There is a real risk that without the agility to quickly bring new products to market, banks will continue losing customers, especially younger generations, to fintechs. An approach is clearly needed, that provides flexibility across the business and application landscape, enabling them to integrate innovative technologies and match the pace of change we are witnessing.

Low-code application development increases agility

Adopting low-code across the enterprise has emerged as a crucial solution to meet the challenges posed by the digital-first economy. Low-code breaks down traditional silos of business and IT functions through its first and most important principle: model-driven development. Using a visual model to build an application gives both technical and business professionals a common language to discuss their goals and needs. As a result, cross-functional or fusion teams develop solutions that are relevant and powerful. Low code also helps automate much of the application development, thus reducing errors and accelerating time-to-market and ROI.

Low-code application development unburdens IT

In full-code application landscapes, up to 7 of every 10 employees in IT are focused on tasks to “keep the lights on.” Whether that’s incident and problem management, making small upgrades to applications, or rolling out patches and other bug-fixes.
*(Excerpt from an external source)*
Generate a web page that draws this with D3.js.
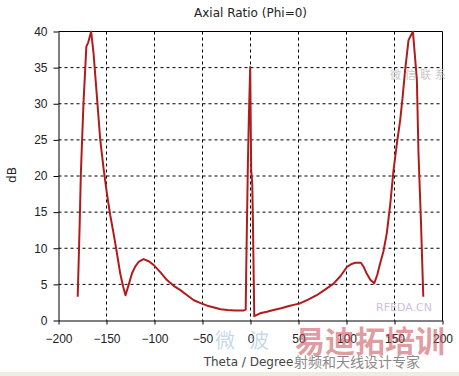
<!DOCTYPE html>
<html>
<head>
<meta charset="utf-8">
<script src="https://cdn.jsdelivr.net/npm/d3@7"></script>
<style>
  body { margin: 0; background: #fff; }
  svg { display: block; font-family: 'DejaVu Sans', sans-serif; }
  .axis text { font-size: 12px; fill: #222; }
  .grid line { stroke: #000; stroke-dasharray: 3,3; }
</style>
</head>
<body>
<div id="chart"></div>
<script>
// theta in degrees, axial ratio in dB (peaks clipped at 40)
const theta = [-180, -178, -176.7, -174, -171, -169, -166, -163.5, -160, -156.5, -153, -149.6, -146, -142.7, -139, -135.7, -132.5, -130.2, -127, -123.5, -120, -116.6, -111.4, -106, -101, -94, -87, -80, -73, -66, -59, -52, -45, -38, -31, -24, -16, -7, -5, -4.5, -2.7, -1.7, -0.3, 0.7, 1.8, 2.5, 3.9, 10, 17, 24, 32, 40, 46, 52, 60, 69, 78, 86.5, 94, 100.4, 105, 109, 115, 118, 121, 125, 128.9, 132, 135, 138.5, 142, 145.5, 149, 152.5, 155.9, 158.5, 161.1, 164.6, 169.2, 173.3, 175, 177.5, 180]
const axialRatio = [3.3, 13, 20.4, 30, 37.9, 38.5, 40, 37, 31, 25, 21, 17.6, 14.5, 12.1, 9.2, 6.5, 4.6, 3.5, 4.9, 6.5, 7.5, 8.1, 8.5, 8.2, 7.7, 6.7, 5.6, 4.8, 4.2, 3.5, 2.8, 2.4, 2.05, 1.8, 1.55, 1.45, 1.4, 1.4, 1.5, 6.6, 21.8, 28.2, 35.1, 20.8, 19, 13.9, 0.6, 1.0, 1.2, 1.45, 1.7, 2.0, 2.2, 2.4, 2.9, 3.5, 4.3, 5.1, 6.2, 7.4, 7.8, 8.0, 8.0, 7.4, 6.5, 5.6, 5.15, 6.3, 7.9, 9.6, 12.1, 16, 20.8, 24.5, 27.7, 31, 34.7, 38.8, 40, 33.3, 23.1, 13.9, 3.3]
const xTicks = [-200, -150, -100, -50, 0, 50, 100, 150, 200]
const yTicks = [0, 5, 10, 15, 20, 25, 30, 35, 40]

const data = theta.map((t, i) => ({ t: t, v: axialRatio[i] }))

const w = 459
const h = 376
const margin = { top: 31.5, right: 16.5, bottom: 55.5, left: 58.5 }
const width = w - margin.left - margin.right
const height = h - margin.top - margin.bottom

const svg = d3.select('#chart').append('svg')
  .attr('width', w)
  .attr('height', h)

svg.append('rect').attr('x', 0).attr('y', 372).attr('width', w).attr('height', 4).attr('fill', '#f1ece0')

const g = svg.append('g').attr('transform', 'translate(' + margin.left + ',' + margin.top + ')')

const x = d3.scaleLinear().domain([-200, 200]).range([0, width])
const y = d3.scaleLinear().domain([0, 40]).range([height, 0])

// dashed grid
g.append('g').attr('class', 'grid')
  .selectAll('line.v')
  .data(xTicks.slice(1, -1))
  .enter().append('line')
  .attr('x1', d => x(d)).attr('x2', d => x(d))
  .attr('y1', 0).attr('y2', height)
g.append('g').attr('class', 'grid')
  .selectAll('line.h')
  .data(yTicks.slice(1, -1))
  .enter().append('line')
  .attr('x1', 0).attr('x2', width)
  .attr('y1', d => y(d)).attr('y2', d => y(d))

// frame top + right
g.append('path')
  .attr('d', 'M0,0H' + width + 'V' + height)
  .attr('fill', 'none')
  .attr('stroke', '#000')

g.append('g')
  .attr('class', 'axis axis--y')
  .call(d3.axisLeft(y).tickValues(yTicks).tickSize(5).tickSizeOuter(0).tickPadding(6))

g.append('g')
  .attr('class', 'axis axis--x')
  .attr('transform', 'translate(0,' + height + ')')
  .call(d3.axisBottom(x).tickValues(xTicks).tickSize(4).tickSizeOuter(0).tickPadding(10))

g.selectAll('.axis path, .axis line').attr('stroke', '#000')

g.append('defs').append('clipPath').attr('id', 'clip')
  .append('rect').attr('x', 0).attr('y', -1).attr('width', width).attr('height', height + 1)

const line = d3.line()
  .x(d => x(d.t))
  .y(d => y(d.v))

g.append('path')
  .datum(data)
  .attr('clip-path', 'url(#clip)')
  .attr('d', line)
  .attr('fill', 'none')
  .attr('stroke', '#b01c1c')
  .attr('stroke-width', 2)
  .attr('stroke-linejoin', 'round')

svg.append('text')
  .attr('x', margin.left + width / 2)
  .attr('y', 17)
  .attr('text-anchor', 'middle')
  .attr('font-size', 12)
  .attr('fill', '#222')
  .text('Axial Ratio (Phi=0)')

svg.append('text')
  .attr('transform', 'translate(16,175) rotate(-90)')
  .attr('text-anchor', 'middle')
  .attr('font-size', 12)
  .attr('fill', '#222')
  .text('dB')

svg.append('text')
  .attr('x', margin.left + width / 2 - 2)
  .attr('y', 366)
  .attr('text-anchor', 'middle')
  .attr('font-size', 12)
  .attr('fill', '#444')
  .text('Theta / Degree')

// watermarks
svg.append('text')
  .attr('x', 295).attr('y', 352)
  .attr('font-size', 30).attr('font-weight', 'bold')
  .attr('font-family', 'Noto Sans CJK SC')
  .attr('fill', 'rgba(200,70,80,0.55)')
  .text('易迪拓培训')
svg.append('text')
  .attr('x', 294).attr('y', 367)
  .attr('font-size', 14)
  .attr('font-family', 'Noto Sans CJK SC')
  .attr('fill', '#8a8a8a')
  .text('射频和天线设计专家')
svg.append('text')
  .attr('x', 376).attr('y', 311)
  .attr('font-size', 11)
  .attr('fill', 'rgba(200,170,210,0.8)')
  .text('RFEDA.CN')
svg.append('text')
  .attr('x', 390).attr('y', 79)
  .attr('font-size', 11)
  .attr('letter-spacing', 4)
  .attr('font-family', 'Noto Sans CJK SC')
  .attr('fill', '#c8c8c8')
  .text('微信联系')
svg.append('text')
  .attr('x', 215).attr('y', 348)
  .attr('font-size', 20)
  .attr('letter-spacing', 14)
  .attr('font-family', 'Noto Sans CJK SC')
  .attr('fill', 'rgba(120,170,210,0.45)')
  .text('微波')
</script>
</body>
</html>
Which leaves precious few developers to tackle the growing backlog of requests from the business lines.

By comparison, low-code drastically reduces the number of people required to maintain and operate applications. A major factor here is the model-driven development already mentioned.  The combination of freeing up developers to actually work on building applications, and having those developers collaborate closely with business experts has a significant compounding effect – resulting in higher business value in a shorter amount of time.

For instance, in the case of Rabobank, whose direct savings bank served more than 500,000 people, customers were not happy with the interface, leading them to leave the platform.

The IT landscape was complex, with different systems per country, and meeting shifting regulatory and compliance requirements was not easy. So, any upgrade would be a challenge.  Using the Mendix low-code development platform, Rabobank reduced their IT costs for the direct bank by 50% while delivering a far superior customer experience. They streamlined their customer onboarding process and created web and native mobile versions of their savings portal, leading to fantastic scores in customer satisfaction and increased business.

Low-code application development provides a bright digital future

For years the banking and finance sector has been dominated by well-known brands. But according to a recent EY report, 37% of consumers now say that a fintech is their most-trusted financial services brand, compared with 33% who name a bank. Looking at younger generations, 51% of Gen Z and 49% of millennials named a fintech as their most-trusted financial brand – a sign of incumbent brands’ struggle for relevance with younger audiences. Players in the banking space who leverage new technologies, making their products, strategies, and services relevant to customers’ needs will lead the competition.

As the sector continues to evolve, allocating resources to increase innovation, agility, and efficiency should be a priority for banks. Low-code presents financial institutions the opportunity to combine the strengths of an incumbent – the experience and expertise, and a user base most fintechs can only dream of – together with the agility of a start-up.